Oak View Group is in charge of a $600M renovation to Seattle's KeyArena, and CEO Tim Leiweke has a "specific vision for what the refurbished venue will look like," according to Mike Johnston of SPORTSNET.ca. Leiweke: "What we’re doing is we’re keeping the outside of the arena as is because this is 1962 and the World’s Fair and so there’s a great deal of history and tradition but we’re going down and completely gutting the bowl and completely gutting the concourses and doubling the size of the arena to 660,000 square feet. Imagine, essentially, it will look an awful lot like the Air Canada Centre and like the Air Canada Centre we’ll have an atrium that essentially gets people down -- so you’ll enter on the top level and then go down to the rest of the building and the bowl." He noted the arena will be "very tight" and feature 17,500 seats, but be "economically designed in a way to be top third of the league in revenue." Leiweke said the upgraded arena will feature premium suites and a lower bowl that "will be one of the larger lower bowls in the league." Leiweke: “The environment will be amazing because it will be tight." Meanwhile, Johnston noted OVG will "not be the sole owners of an NHL franchise should that come to fruition." Leiweke said, "We will own a small piece of an NHL team because I’m not capable of writing whatever cheque the (NHL) owners may or may not want. So what we are doing is my company is putting in half the money on the arena but my company can’t own a hockey team. We had to go find an owner, or in this case two, that were prepared to write that cheque and in order to make sure that we were aligned we gave them half of the interest in the arena" (SPORTSNET.ca, 9/19).
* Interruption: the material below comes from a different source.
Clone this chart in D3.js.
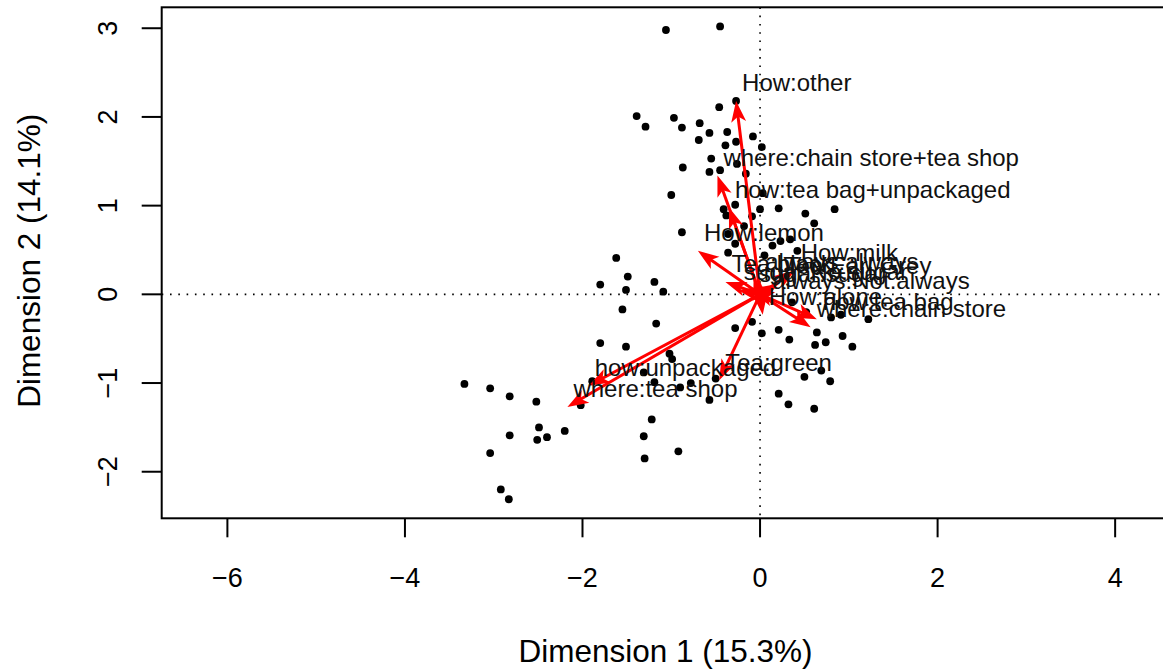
<!DOCTYPE html>
<html>
<head>
<meta charset="utf-8">
<script src="https://cdn.jsdelivr.net/npm/d3@7"></script>
<style>
  body { margin: 0; background: #fff; }
  text { font-family: "Liberation Sans", Arial, sans-serif; }
</style>
</head>
<body>
<script>
// individuals (dim 1, dim 2)
var indX = [-1.06,-0.45,-0.27,-0.46,-1.39,-1.29,-0.97,-0.88,-0.68,-0.57,-0.37,-0.69,-0.39,-0.27,-0.08,0.02,
  -0.55,-0.26,-0.87,-0.57,-0.45,-0.16,-1.00,0.03,-0.41,-0.28,0.00,0.21,0.51,0.84,-0.38,-0.09,-0.18,0.61,
  -0.88,-0.36,-0.28,0.14,0.23,0.34,-0.36,0.05,0.42,
  -1.62,-1.49,-1.80,-1.51,-1.19,-1.09,-1.55,-1.17,-1.80,-1.51,-1.02,-0.99,
  -3.33,-3.04,-2.82,-2.52,-1.89,-2.02,-1.31,-1.19,-0.90,-0.78,-0.50,-0.57,
  -2.49,-2.82,-2.51,-2.40,-2.20,-1.22,-1.31,-1.30,-0.92,-3.04,-2.92,-2.83,
  -0.28,-0.09,0.02,0.21,0.33,0.36,
  0.52,0.80,0.91,1.22,0.64,0.74,0.62,0.93,1.04,0.50,0.69,0.79,0.21,0.32,0.61];
var indY = [2.98,3.02,2.18,2.11,2.01,1.89,1.99,1.88,1.93,1.82,1.83,1.74,1.68,1.72,1.78,1.66,
  1.53,1.47,1.43,1.38,1.40,1.36,1.12,1.14,0.96,1.01,0.96,0.97,0.91,0.96,0.89,0.88,0.77,0.80,
  0.70,0.68,0.57,0.55,0.60,0.62,0.47,0.44,0.49,
  0.41,0.20,0.11,0.05,0.14,0.03,-0.17,-0.33,-0.55,-0.59,-0.67,-0.73,
  -1.01,-1.06,-1.15,-1.21,-0.98,-1.25,-0.88,-0.99,-1.05,-1.00,-0.95,-1.19,
  -1.50,-1.59,-1.64,-1.61,-1.54,-1.41,-1.60,-1.85,-1.77,-1.79,-2.20,-2.31,
  -0.38,-0.31,-0.44,-0.40,-0.51,-0.09,
  -0.20,-0.26,-0.23,-0.28,-0.43,-0.54,-0.57,-0.47,-0.59,-0.93,-0.86,-0.98,-1.12,-1.24,-1.29];

// category arrows
var catLabels = ["How:other","where:chain store+tea shop","how:tea bag+unpackaged","How:lemon",
  "how:unpackaged","where:tea shop","Tea:green","How:milk","Tea:Earl Grey","always:Not.always",
  "How:alone","how:tea bag","where:chain store","Tea:black","sugar:No.sugar","sugar:sugar","always:always"];
var catX = [-0.27,-0.48,-0.35,-0.70,-1.93,-2.17,-0.46,0.39,0.21,0.07,0.03,0.64,0.57,-0.39,-0.25,-0.08,-0.01];
var catY = [2.18,1.34,0.98,0.49,-1.03,-1.27,-0.97,0.27,0.12,-0.05,-0.23,-0.28,-0.37,0.14,0.05,0.03,0.17];

var xTicks = [-6,-4,-2,0,2,4];
var yTicks = [-2,-1,0,1,2,3];
var xTitle = "Dimension 1 (15.3%)";
var yTitle = "Dimension 2 (14.1%)";

var W = 1163, H = 672;
var pLeft = 161.7, pRight = 1169.3, pTop = 7.3, pBottom = 518.3;

var x = d3.scaleLinear().domain([-6.74, 4.61]).range([pLeft, pRight]);
var y = d3.scaleLinear().domain([-2.525, 3.236]).range([pBottom, pTop]);

var svg = d3.select("body").append("svg")
    .attr("width", W)
    .attr("height", H);

// dotted reference lines
svg.append("line")
    .attr("x1", pLeft).attr("x2", pRight)
    .attr("y1", y(0)).attr("y2", y(0))
    .attr("stroke", "#000").attr("stroke-width", 1.6)
    .attr("stroke-dasharray", "1.6,6.7");
svg.append("line")
    .attr("x1", x(0)).attr("x2", x(0))
    .attr("y1", pTop).attr("y2", pBottom)
    .attr("stroke", "#000").attr("stroke-width", 1.6)
    .attr("stroke-dasharray", "1.6,6.7");

// points
svg.selectAll("circle.ind")
    .data(d3.range(indX.length))
    .enter()
    .append("circle")
        .attr("class", "ind")
        .attr("cx", function(i) { return x(indX[i]); })
        .attr("cy", function(i) { return y(indY[i]); })
        .attr("r", 3.9)
        .attr("fill", "#000");

// arrows
var arrows = svg.append("g");
var L = 21, Wd = 7.5;
catLabels.forEach(function(lab, i) {
    var x0 = x(0), y0 = y(0), x1 = x(catX[i]), y1 = y(catY[i]);
    var ang = Math.atan2(y1 - y0, x1 - x0);
    var cos = Math.cos(ang), sin = Math.sin(ang);
    arrows.append("line")
        .attr("x1", x0).attr("y1", y0)
        .attr("x2", x1 - cos * L * 0.7).attr("y2", y1 - sin * L * 0.7)
        .attr("stroke", "#ff0000")
        .attr("stroke-width", 3);
    var pts = [[0, 0], [-L, Wd], [-L * 0.75, 0], [-L, -Wd]].map(function(p) {
        return [x1 + p[0] * cos - p[1] * sin, y1 + p[0] * sin + p[1] * cos];
    });
    arrows.append("polygon")
        .attr("points", pts.map(function(p) { return p.join(","); }).join(" "))
        .attr("fill", "#ff0000");
});

// labels
svg.selectAll("text.cat")
    .data(catLabels)
    .enter()
    .append("text")
        .attr("class", "cat")
        .attr("x", function(d, i) { return x(catX[i]) + 6; })
        .attr("y", function(d, i) { return y(catY[i]) - 16; })
        .attr("dominant-baseline", "middle")
        .style("font-size", "24px")
        .attr("fill", "#111")
        .text(function(d) { return d; });

// box
svg.append("rect")
    .attr("x", pLeft).attr("y", pTop)
    .attr("width", pRight - pLeft).attr("height", pBottom - pTop)
    .attr("fill", "none")
    .attr("stroke", "#000")
    .attr("stroke-width", 2);

// x axis
var gx = svg.append("g");
gx.selectAll("line")
    .data(xTicks).enter()
    .append("line")
        .attr("x1", function(d) { return x(d); })
        .attr("x2", function(d) { return x(d); })
        .attr("y1", pBottom).attr("y2", pBottom + 19)
        .attr("stroke", "#000").attr("stroke-width", 2);
gx.selectAll("text")
    .data(xTicks).enter()
    .append("text")
        .attr("x", function(d) { return x(d); })
        .attr("y", 580)
        .attr("text-anchor", "middle")
        .attr("dominant-baseline", "middle")
        .style("font-size", "27px")
        .text(function(d) { return d < 0 ? "\u2212" + Math.abs(d) : d; });

// y axis
var gy = svg.append("g");
gy.selectAll("line")
    .data(yTicks).enter()
    .append("line")
        .attr("y1", function(d) { return y(d); })
        .attr("y2", function(d) { return y(d); })
        .attr("x1", pLeft).attr("x2", pLeft - 20)
        .attr("stroke", "#000").attr("stroke-width", 2);
gy.selectAll("text")
    .data(yTicks).enter()
    .append("text")
        .attr("transform", function(d) { return "translate(110," + y(d) + ") rotate(-90)"; })
        .attr("text-anchor", "middle")
        .attr("dominant-baseline", "middle")
        .style("font-size", "27px")
        .text(function(d) { return d < 0 ? "\u2212" + Math.abs(d) : d; });

// axis titles
svg.append("text")
    .attr("x", (518 + 813) / 2)
    .attr("y", 654)
    .attr("text-anchor", "middle")
    .attr("dominant-baseline", "middle")
    .style("font-size", "31.5px")
    .text(xTitle);

svg.append("text")
    .attr("transform", "translate(32," + ((pTop + pBottom) / 2 - 2) + ") rotate(-90)")
    .attr("text-anchor", "middle")
    .attr("dominant-baseline", "middle")
    .style("font-size", "31.5px")
    .text(yTitle);
</script>
</body>
</html>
The Braves are "officially relocating" their Spring Training to a new ballpark complex in North Port, Fla., after the plan yesterday "received its final public approval from the North Port City Commission," according to a front-page piece by Zach Murdock of the Sarasota HERALD-TRIBUNE. The commission narrowly voted 3-2 to "approve the last major piece needed to finalize" the $100M deal. The approval "paves the way for initial construction work to begin on the site almost immediately." It will be a "feverish dash to turn the almost 100 acres of ranch land" into a full ballpark complex in time for Spring Training in February '19. The campus will include an 8,000-seat ballpark with six "full-sized practice fields, a public plaza, an eventual year-round player development academy and five multi-purpose fields for overflow parking." Although the final price tag is "considerably higher" than the roughly $75M estimate "initially cited, the team will pick up the remainder of the tab." The Braves' obligations include almost $37.5M in "debt payments" on the ballpark over the next 30 years and another $18M in "architecture, engineering and construction" (Sarasota HERALD-TRIBUNE, 9/20). In Atlanta, Tim Tucker notes the Braves "expect to offset some of their costs by selling naming rights" to the ballpark. Five other teams train "within an hour's drive of the Braves' new location" (ATLANTA JOURNAL-CONSTITUTION, 9/20). L.A.-based law firm O'Melveny & Myers, together with local co-counsel, represented the West Villages Improvement District in the negotiation of an agreement for the development of the complex. O'Melveny was led by Partner Irwin Raij and included Partner Daniel Cantor, Counsel Alexander Chester and Associate Daryl Steiger (O'Melveny).